The Pending Instance Thresholds pause and resume the file listener of a watch. The file listener pauses when the watch's backlog of unprocessed source events reaches the high threshold, and resumes when the backlog falls below the low threshold. While the watch is paused on one Launcher, the listeners on other Launchers can process the arriving source events, which balances the workload.
Configure the high and low Pending Instance Thresholds to ensure that maps trigger uniformly across multiple Launchers. Adjust these settings so that each Launcher processes a similar number of source-event files, proportionate to the processing speed of the Launcher's server.
For example, if a watch that typically processes 10000 files runs on three Launchers, set the high Pending Instance Threshold value to 3300 to ensure that a Launcher listener pauses when it acquires a third of the source-event files. While the watch on one Launcher is paused, the listeners on the other Launchers continue to process the incoming source-event files. Set the low Pending Instance Threshold value to 1000 to resume the paused listener when the Launcher processes most of the source-event files.
- If the high and low Pending Instance Thresholds values are too low, stopping and starting the listeners frequently can impact performance.
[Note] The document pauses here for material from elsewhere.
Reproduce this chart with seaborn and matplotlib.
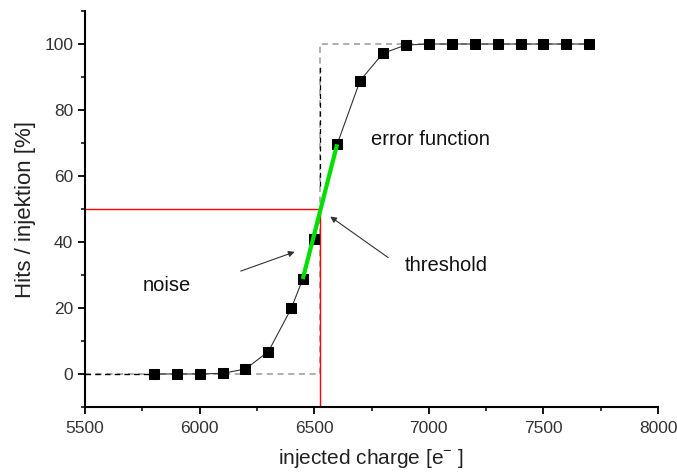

- If the high and low Pending Instance Thresholds values are too high, one watch can accumulate the inputs while the others remain idle.
With very large data and CPU-intensive transformation, low values for the Pending Instance Thresholds can achieve scalability and load balancing. Low thresholds limit the number of source-event files that each Launcher can acquire and resume the listener only when a Launcher has CPU power available to process them.
You can accommodate CPU-intensive maps and large data by tuning the Max Concurrent Map Instances Launcher setting in the Integration Flow Designer. The Max Concurrent Map Instances setting limits the number of map instances that can run simultaneously within a Launcher process.
- Average input volume per hour
- Average time per transformation
- Number of cooperative Launchers
- Number of processors per Launcher per computer
- CPU utilization during peak load
For example, consider a system that processes very large data. Each map takes approximately 60 seconds to run and utilizes nearly 100% of one CPU. The system has three Launchers (L1, L2, and L3) that are deployed on three different host computers (H1, H2, and H3). The Launchers trigger on the same directory.
Host | Number of CPUs |
---|---|
H1 | 4 |
H2 | 2 |
H3 | 1 |
Launcher on host computer | Max Concurrent Map Instances | High Pending Instance Threshold | Low Pending Instance Threshold |
---|---|---|---|
L1 on H1 | 4 | 8 | 4 |
L2 on H2 | 2 | 4 | 2 |
L3 on H3 | 1 | 2 | 1 |